Question

A solid sphere, solid cylinder, and a hollow pipe all have equal masses and radii and are of uniform density. If the three are released simultaneously at the top of an inclined plane and roll without slipping, which one will reach the bottom first?

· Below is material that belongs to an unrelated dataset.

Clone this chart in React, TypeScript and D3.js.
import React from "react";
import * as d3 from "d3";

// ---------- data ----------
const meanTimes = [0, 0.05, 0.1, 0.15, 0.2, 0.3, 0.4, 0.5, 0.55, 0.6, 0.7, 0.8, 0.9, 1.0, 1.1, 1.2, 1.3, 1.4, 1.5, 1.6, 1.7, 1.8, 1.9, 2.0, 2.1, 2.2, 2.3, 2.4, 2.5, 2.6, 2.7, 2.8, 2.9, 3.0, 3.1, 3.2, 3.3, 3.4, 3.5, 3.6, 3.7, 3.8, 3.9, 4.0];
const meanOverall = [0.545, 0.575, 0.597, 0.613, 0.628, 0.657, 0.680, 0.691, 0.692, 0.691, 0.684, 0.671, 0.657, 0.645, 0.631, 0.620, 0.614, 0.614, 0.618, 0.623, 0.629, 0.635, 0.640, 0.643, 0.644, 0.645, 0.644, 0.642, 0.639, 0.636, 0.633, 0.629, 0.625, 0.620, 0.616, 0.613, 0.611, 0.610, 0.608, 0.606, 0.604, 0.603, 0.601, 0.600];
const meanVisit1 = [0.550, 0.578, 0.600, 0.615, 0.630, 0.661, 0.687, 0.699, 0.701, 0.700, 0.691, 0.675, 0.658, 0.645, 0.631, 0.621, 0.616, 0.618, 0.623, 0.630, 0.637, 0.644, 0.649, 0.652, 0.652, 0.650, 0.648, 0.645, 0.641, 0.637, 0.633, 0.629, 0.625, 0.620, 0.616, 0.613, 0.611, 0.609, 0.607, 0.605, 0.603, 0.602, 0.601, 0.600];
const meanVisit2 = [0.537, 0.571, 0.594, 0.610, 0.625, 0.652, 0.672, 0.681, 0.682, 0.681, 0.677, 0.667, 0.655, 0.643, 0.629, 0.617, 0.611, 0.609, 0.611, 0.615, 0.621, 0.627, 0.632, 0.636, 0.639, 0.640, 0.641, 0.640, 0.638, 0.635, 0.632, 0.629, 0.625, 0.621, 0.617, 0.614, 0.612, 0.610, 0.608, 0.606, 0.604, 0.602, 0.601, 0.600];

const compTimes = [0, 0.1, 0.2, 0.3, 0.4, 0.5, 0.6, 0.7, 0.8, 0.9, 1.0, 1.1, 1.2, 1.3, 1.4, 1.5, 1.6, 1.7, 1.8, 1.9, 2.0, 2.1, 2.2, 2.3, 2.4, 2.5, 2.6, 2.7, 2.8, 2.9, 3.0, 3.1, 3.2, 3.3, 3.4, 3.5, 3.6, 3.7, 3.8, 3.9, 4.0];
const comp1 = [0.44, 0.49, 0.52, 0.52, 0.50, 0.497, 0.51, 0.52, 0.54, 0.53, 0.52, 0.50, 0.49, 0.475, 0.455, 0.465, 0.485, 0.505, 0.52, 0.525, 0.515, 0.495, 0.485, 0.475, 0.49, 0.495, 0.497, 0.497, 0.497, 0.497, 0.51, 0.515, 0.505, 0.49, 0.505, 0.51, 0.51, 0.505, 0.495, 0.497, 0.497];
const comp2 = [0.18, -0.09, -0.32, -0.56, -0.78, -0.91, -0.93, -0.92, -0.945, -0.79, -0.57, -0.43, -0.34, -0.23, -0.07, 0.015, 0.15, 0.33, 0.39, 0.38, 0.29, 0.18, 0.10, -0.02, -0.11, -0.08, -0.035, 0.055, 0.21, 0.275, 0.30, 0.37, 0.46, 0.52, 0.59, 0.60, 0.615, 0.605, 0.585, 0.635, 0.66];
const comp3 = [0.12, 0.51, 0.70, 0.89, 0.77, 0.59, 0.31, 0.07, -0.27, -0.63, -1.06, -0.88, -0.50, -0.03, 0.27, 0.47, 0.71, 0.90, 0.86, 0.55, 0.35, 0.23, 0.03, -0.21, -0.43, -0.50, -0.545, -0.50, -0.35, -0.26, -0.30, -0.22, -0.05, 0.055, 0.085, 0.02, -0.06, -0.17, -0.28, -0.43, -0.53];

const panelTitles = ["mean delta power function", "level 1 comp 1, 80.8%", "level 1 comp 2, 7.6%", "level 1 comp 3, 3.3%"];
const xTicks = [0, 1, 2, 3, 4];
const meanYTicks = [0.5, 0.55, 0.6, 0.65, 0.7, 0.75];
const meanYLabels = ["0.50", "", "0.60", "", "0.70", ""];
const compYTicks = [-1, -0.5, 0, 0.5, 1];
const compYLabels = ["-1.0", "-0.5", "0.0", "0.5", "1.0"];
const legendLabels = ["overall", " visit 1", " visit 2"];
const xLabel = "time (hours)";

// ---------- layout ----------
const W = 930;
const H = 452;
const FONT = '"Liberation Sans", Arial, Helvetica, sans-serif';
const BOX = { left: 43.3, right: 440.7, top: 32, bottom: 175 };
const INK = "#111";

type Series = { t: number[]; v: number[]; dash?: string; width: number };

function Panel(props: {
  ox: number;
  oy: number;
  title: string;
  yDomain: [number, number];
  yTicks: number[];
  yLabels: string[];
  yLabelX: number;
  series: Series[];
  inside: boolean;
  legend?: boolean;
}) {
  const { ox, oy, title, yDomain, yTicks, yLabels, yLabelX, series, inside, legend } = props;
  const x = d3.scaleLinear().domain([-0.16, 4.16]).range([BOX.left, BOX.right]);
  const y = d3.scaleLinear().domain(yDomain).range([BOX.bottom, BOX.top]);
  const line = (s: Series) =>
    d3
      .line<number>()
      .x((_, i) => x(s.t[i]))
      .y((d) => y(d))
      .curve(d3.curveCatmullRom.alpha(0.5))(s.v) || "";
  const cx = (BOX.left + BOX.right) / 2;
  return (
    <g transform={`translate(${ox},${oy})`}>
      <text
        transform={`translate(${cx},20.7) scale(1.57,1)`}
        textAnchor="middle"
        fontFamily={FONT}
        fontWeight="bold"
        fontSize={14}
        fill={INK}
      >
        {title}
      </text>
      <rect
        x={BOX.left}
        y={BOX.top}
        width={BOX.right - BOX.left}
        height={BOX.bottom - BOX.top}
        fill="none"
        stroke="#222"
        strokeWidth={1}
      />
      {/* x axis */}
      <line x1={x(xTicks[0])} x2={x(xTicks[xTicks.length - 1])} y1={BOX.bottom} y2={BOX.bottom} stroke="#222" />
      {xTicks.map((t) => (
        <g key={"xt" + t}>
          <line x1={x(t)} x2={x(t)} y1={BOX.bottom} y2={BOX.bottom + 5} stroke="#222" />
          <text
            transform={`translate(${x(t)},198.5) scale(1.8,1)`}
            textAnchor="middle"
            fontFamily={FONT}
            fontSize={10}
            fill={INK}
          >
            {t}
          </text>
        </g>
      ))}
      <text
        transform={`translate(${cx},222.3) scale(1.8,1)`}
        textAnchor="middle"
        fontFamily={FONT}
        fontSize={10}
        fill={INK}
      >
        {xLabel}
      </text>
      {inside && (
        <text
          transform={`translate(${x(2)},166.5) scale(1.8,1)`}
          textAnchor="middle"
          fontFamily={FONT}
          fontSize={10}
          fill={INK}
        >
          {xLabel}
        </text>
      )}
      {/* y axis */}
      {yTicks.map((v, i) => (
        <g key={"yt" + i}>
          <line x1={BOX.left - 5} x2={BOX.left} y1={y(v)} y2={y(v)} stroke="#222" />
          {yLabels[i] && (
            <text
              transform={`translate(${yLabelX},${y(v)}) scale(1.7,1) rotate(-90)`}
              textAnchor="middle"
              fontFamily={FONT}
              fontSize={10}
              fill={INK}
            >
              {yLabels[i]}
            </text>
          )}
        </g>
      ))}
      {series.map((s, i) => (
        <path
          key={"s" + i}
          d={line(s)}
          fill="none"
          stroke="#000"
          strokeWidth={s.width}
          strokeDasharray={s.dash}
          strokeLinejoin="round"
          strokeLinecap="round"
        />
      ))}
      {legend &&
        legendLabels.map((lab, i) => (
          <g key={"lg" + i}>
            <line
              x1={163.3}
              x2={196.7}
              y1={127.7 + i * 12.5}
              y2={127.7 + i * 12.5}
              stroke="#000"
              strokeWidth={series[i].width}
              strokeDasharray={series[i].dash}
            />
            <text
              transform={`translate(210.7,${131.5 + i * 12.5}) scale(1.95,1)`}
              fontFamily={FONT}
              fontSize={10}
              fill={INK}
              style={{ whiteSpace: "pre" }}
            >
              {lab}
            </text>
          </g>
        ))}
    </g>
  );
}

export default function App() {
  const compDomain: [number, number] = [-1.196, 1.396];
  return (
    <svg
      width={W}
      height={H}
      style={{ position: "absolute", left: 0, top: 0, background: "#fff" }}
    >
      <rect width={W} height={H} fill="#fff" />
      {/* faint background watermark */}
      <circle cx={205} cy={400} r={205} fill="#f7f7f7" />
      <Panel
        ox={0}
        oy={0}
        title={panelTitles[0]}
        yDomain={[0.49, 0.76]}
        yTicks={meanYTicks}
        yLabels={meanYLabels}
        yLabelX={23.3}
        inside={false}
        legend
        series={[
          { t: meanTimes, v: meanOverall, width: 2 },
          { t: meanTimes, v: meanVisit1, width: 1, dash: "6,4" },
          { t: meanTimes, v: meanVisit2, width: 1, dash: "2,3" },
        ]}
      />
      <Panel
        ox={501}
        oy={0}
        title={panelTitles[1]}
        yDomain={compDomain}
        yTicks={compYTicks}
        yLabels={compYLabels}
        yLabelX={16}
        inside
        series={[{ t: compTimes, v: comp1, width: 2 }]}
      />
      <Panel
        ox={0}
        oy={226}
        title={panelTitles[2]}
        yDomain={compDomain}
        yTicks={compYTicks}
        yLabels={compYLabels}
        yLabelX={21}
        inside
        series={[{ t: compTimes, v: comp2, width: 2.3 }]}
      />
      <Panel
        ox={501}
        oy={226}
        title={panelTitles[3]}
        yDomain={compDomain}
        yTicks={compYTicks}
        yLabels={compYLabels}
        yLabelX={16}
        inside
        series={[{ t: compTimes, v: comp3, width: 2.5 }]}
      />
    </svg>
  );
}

A. solid sphere B. hollow pipe C. solid cylinder D. They all reach the bottom at the same time

Answer 1

Answer:

A )  SOLID SPHERE

Explanation:

Moment of inertia of solid sphere = 2/5 M R²

= M K² , K is called radius of gyration

K = √2/5 R

Moment of inertia of solid cylinder = 1/2  M R²

= M K² , K is called radius of gyration

K = 1 /√2  R

Moment of inertia of solid sphere =  M R²

= M K² , K is called radius of gyration

K =  R

For rolling on inclined plane , acceleration  

a = $\frac{gsin\theta}{1+\frac{K^2}{R^2} }$

Putting the value of K for solid sphere

a for solid sphere

a = g sinθ / ( 1 +2/5)

a = .714 g sinθ

Putting the value of K for solid cylinder

a for solid cylinder

a = g sinθ / ( 1 +1/2)

a = .666 g sinθ

Putting the value of K for hollow pipe

a for hollow pipe

a = g sinθ / ( 1 +1 )

a = . 5 g sinθ

So we see that acceleration a for solid sphere is greatest and a for hollow pipe is the least. Hence solid sphere will reach the bottom earliest and hollow pipe will reach the bottom the latest.